On September 11 at 12:04 pm EDT, Cassini made its last flyby of Saturn's largest moon, Titan. This slowed down the orbiter's trajectory, sending it on an irreversible collision course with Saturn. On September 14 at 12:58 pm PDT, Cassini took its last images and at 2:45 pm EDT the same day it executed a complete download of its computer memory to mission control in Pasadena, California via the DSN. This morning at 1:34 am EDT, the spacecraft reconfigured itself to send back live data and telemetry of its last moments at a rate of 3.4 kilobytes per second.
Because Saturn is 933 million miles (1.5 billion km) from Earth, it took 83 minutes for radio signals to reach us from Cassini and it was the cut off of these signals that marked its end. It struck the atmosphere one minute before contact loss.
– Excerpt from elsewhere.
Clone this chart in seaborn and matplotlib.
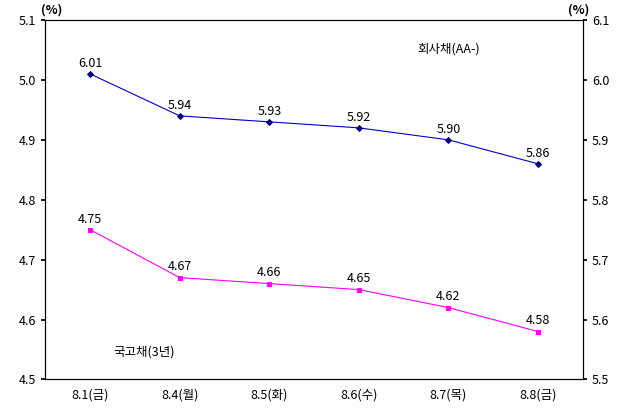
import matplotlib
matplotlib.use("Agg")
import matplotlib.pyplot as plt
import seaborn as sns
import pandas as pd

sns.set_theme(style="white")
plt.rcParams['font.family'] = ['Noto Sans CJK KR', 'DejaVu Sans']
plt.rcParams['text.color'] = 'black'
plt.rcParams['xtick.color'] = 'black'
plt.rcParams['ytick.color'] = 'black'

dates = ["8.1(금)", "8.4(월)", "8.5(화)", "8.6(수)", "8.7(목)", "8.8(금)"]
corp = [6.01, 5.94, 5.93, 5.92, 5.90, 5.86]
gov = [4.75, 4.67, 4.66, 4.65, 4.62, 4.58]

df = pd.DataFrame({"date": dates, "x": range(len(dates)), "corp": corp, "gov": gov})

fig, ax = plt.subplots(figsize=(6.3, 4.17), dpi=100)
fig.subplots_adjust(left=0.072, right=0.925, top=0.952, bottom=0.09)
ax2 = ax.twinx()

sns.lineplot(data=df, x="x", y="gov", ax=ax, color="#FF00FF", marker="s",
             markersize=3.5, markeredgecolor="#FF00FF", linewidth=0.8)
sns.lineplot(data=df, x="x", y="corp", ax=ax2, color="#0000CC", marker="D",
             markersize=3, markeredgecolor="#000080", markerfacecolor="#000080", linewidth=0.8)

ax.set_xlim(-0.5, 5.5)
ax.set_ylim(4.5, 5.1)
ax2.set_ylim(5.5, 6.1)
ax.set_yticks([4.5, 4.6, 4.7, 4.8, 4.9, 5.0, 5.1])
ax2.set_yticks([5.5, 5.6, 5.7, 5.8, 5.9, 6.0, 6.1])
ax.set_xticks(range(len(dates)))
ax.set_xticklabels(dates, fontsize=9)
for a in (ax, ax2):
    a.set_xlabel("")
    a.set_ylabel("")
    a.tick_params(labelsize=9, length=3, direction="out")
    for s in a.spines.values():
        s.set_color("black"); s.set_linewidth(0.8)
ax.tick_params(axis="both", left=True, bottom=False)
ax2.tick_params(axis="y", right=True)
ax.set_yticklabels([f"{v:.1f}" for v in ax.get_yticks()])
ax2.set_yticklabels([f"{v:.1f}" for v in ax2.get_yticks()])

for i, v in enumerate(gov):
    ax.text(i, v + 0.007, f"{v:.2f}", ha="center", va="bottom", fontsize=9)
for i, v in enumerate(corp):
    ax2.text(i, v + 0.007, f"{v:.2f}", ha="center", va="bottom", fontsize=9)

fig.text(0.065, 0.975, "(%)", ha="left", va="center", fontsize=9, fontweight="bold")
fig.text(0.935, 0.975, "(%)", ha="right", va="center", fontsize=9, fontweight="bold")
ax2.text(4.0, 6.045, "회사채(AA-)", ha="center", fontsize=9)
ax.text(0.6, 4.54, "국고채(3년)", ha="center", fontsize=9)

fig.savefig("out.png", dpi=100)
During the final seconds of its life, with a somber mission control looking on, the spacecraft used its thrusters to remain stable and keep its main antenna directed at Earth. After its thrusters reached full power, it could no longer control its attitude and contact was lost as the antenna went a fraction of a degree off target. Cassini then began to tumble and break up, burning up completely like a meteor while still hundreds of miles above the cloud tops.
The purpose of today's event was to protect any of Saturn's potentially habitable moons from being contaminated with terrestrial microbes. Cassini had almost exhausted the propellant needed to control its trajectory and NASA saw a danger of the derelict, unsterilized spacecraft one day crashing on one of the moons.
Cassini was a joint NASA, ESA, and Italian mission launched on October 15, 1997 from Cape Canaveral Air Force Station atop an Atlas IV booster. After spending almost seven years in transit, that included flybys of Earth, Venus, and Jupiter, the nuclear powered probe went into orbit around Saturn, where it remained on station for 13 years. During this time, it made many close flybys of Saturn's rings and moons. On January 15, 2005, it released the Huygens probe, which made the first landing on the moon Titan.
Though Cassini is now a scatter of molecules floating in the atmosphere of Saturn, the masses of data it sent back to Earth will keep scientists busy for generations to come.